▸ **Exercise objective**: In the lines below, output everything from the first line through the line containing "Chart.register(...registerables);" exactly as it is. Pictures are not part of the output.

▸ **Collected material**:
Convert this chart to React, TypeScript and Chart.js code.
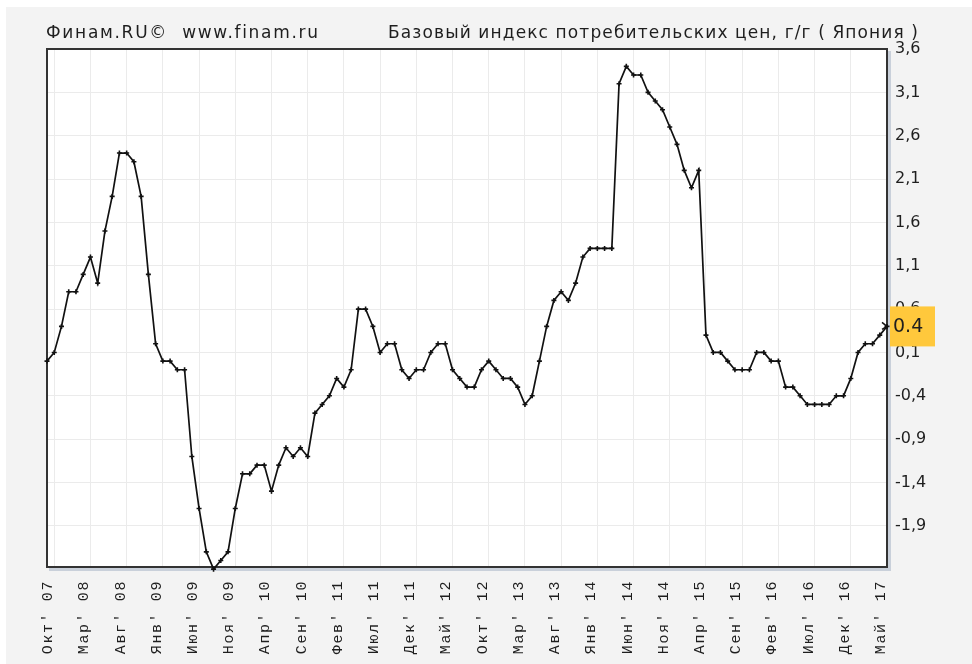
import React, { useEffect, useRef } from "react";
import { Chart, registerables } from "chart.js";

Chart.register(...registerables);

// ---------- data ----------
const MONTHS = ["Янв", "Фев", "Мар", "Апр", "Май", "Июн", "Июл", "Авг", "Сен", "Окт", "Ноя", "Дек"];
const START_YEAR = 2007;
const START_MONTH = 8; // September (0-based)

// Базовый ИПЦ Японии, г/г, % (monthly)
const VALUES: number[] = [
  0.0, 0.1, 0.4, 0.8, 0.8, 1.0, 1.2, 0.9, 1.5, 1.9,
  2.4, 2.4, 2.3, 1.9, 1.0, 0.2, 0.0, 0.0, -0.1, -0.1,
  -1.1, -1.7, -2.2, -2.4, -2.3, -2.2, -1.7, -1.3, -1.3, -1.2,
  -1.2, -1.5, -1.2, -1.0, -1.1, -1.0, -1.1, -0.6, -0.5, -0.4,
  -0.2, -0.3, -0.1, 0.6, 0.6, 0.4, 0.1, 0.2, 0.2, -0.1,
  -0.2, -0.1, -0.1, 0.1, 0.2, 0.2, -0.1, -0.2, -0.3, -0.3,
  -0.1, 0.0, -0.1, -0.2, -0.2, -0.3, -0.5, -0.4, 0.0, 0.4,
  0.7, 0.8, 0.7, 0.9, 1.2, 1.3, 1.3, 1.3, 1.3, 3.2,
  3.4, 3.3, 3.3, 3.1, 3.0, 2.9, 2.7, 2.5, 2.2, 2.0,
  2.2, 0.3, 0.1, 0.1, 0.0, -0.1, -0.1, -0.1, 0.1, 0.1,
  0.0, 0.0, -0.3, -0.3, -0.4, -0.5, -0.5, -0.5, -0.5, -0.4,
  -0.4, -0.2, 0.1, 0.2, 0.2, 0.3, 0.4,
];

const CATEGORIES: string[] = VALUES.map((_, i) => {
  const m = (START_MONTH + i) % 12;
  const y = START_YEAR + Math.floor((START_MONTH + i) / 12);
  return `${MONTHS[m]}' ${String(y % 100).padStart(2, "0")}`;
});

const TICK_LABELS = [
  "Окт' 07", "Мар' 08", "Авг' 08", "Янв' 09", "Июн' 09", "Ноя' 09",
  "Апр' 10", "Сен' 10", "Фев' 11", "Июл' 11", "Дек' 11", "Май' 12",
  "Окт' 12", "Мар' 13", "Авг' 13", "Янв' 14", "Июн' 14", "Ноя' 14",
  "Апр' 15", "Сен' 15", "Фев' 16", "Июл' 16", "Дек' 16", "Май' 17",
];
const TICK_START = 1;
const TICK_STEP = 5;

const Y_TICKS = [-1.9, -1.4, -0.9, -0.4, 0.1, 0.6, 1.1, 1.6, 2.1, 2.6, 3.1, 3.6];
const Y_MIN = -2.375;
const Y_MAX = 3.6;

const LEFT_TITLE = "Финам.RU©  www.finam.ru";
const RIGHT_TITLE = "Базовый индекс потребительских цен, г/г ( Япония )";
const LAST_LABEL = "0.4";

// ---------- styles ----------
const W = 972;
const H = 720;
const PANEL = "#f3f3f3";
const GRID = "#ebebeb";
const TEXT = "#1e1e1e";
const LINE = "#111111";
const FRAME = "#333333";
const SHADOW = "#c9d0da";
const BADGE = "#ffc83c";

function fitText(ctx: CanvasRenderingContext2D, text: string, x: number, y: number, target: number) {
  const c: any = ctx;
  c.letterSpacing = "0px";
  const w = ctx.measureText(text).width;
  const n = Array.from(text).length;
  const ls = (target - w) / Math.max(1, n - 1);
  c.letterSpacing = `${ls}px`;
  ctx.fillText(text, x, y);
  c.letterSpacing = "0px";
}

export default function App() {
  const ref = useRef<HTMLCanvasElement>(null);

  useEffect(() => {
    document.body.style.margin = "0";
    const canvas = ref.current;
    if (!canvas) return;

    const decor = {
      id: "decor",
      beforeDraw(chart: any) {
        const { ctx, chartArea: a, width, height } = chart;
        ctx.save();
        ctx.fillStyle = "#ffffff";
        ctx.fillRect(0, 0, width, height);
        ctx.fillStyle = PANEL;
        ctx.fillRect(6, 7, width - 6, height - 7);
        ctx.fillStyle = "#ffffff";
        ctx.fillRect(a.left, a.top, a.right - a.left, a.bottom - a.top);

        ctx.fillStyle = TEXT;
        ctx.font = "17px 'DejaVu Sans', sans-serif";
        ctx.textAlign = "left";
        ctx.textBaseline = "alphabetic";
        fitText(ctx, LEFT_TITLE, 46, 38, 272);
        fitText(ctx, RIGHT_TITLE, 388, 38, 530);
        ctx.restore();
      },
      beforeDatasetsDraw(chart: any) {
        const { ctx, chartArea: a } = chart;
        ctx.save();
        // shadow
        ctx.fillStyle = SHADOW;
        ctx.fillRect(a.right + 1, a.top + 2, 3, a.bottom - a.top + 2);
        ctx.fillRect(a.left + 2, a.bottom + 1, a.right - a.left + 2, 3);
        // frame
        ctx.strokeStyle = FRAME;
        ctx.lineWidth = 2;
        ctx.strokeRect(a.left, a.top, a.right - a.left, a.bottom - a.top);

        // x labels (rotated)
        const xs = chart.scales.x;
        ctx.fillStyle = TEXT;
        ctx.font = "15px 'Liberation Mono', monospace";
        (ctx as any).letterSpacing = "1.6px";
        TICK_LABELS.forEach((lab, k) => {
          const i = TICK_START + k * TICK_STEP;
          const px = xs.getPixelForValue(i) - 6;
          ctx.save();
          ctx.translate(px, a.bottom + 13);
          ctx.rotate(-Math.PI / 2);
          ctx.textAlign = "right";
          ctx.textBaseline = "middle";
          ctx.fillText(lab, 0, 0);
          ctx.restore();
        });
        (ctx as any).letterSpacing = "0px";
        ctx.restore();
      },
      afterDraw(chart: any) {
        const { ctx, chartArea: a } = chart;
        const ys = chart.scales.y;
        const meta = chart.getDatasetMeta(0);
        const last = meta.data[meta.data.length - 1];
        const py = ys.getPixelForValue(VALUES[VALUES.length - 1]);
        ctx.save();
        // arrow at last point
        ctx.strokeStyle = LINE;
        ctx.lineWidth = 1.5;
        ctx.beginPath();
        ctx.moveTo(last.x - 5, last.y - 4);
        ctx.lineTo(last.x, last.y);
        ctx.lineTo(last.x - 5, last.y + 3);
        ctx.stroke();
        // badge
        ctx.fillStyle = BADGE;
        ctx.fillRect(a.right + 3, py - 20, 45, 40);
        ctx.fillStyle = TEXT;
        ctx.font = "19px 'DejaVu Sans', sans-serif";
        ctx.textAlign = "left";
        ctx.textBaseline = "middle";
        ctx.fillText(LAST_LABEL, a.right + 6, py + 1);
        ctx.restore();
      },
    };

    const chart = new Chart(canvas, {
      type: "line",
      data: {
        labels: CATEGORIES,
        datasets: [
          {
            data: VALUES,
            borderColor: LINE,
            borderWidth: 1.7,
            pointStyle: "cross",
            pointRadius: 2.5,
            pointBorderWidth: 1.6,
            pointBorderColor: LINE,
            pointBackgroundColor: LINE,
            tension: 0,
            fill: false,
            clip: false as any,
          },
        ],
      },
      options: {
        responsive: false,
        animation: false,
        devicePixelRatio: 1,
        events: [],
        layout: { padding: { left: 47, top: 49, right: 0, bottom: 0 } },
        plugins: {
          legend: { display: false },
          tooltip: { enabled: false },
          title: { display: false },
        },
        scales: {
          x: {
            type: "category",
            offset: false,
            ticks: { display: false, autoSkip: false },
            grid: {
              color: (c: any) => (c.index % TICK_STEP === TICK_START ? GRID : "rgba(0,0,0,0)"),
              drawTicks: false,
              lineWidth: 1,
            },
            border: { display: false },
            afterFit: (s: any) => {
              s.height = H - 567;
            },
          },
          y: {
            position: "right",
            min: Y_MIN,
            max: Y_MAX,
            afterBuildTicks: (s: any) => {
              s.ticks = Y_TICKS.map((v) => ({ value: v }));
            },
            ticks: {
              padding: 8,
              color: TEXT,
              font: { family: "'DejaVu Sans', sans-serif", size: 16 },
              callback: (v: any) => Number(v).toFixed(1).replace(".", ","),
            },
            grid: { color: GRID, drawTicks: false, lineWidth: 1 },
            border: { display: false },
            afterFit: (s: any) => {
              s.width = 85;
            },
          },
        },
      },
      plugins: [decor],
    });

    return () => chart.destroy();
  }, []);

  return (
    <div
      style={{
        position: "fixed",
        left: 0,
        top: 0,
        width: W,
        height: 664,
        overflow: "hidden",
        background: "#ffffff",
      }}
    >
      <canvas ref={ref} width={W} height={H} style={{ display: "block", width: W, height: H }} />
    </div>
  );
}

▸ **Complete response**:
Convert this chart to React, TypeScript and Chart.js code.
import React, { useEffect, useRef } from "react";
import { Chart, registerables } from "chart.js";

Chart.register(...registerables);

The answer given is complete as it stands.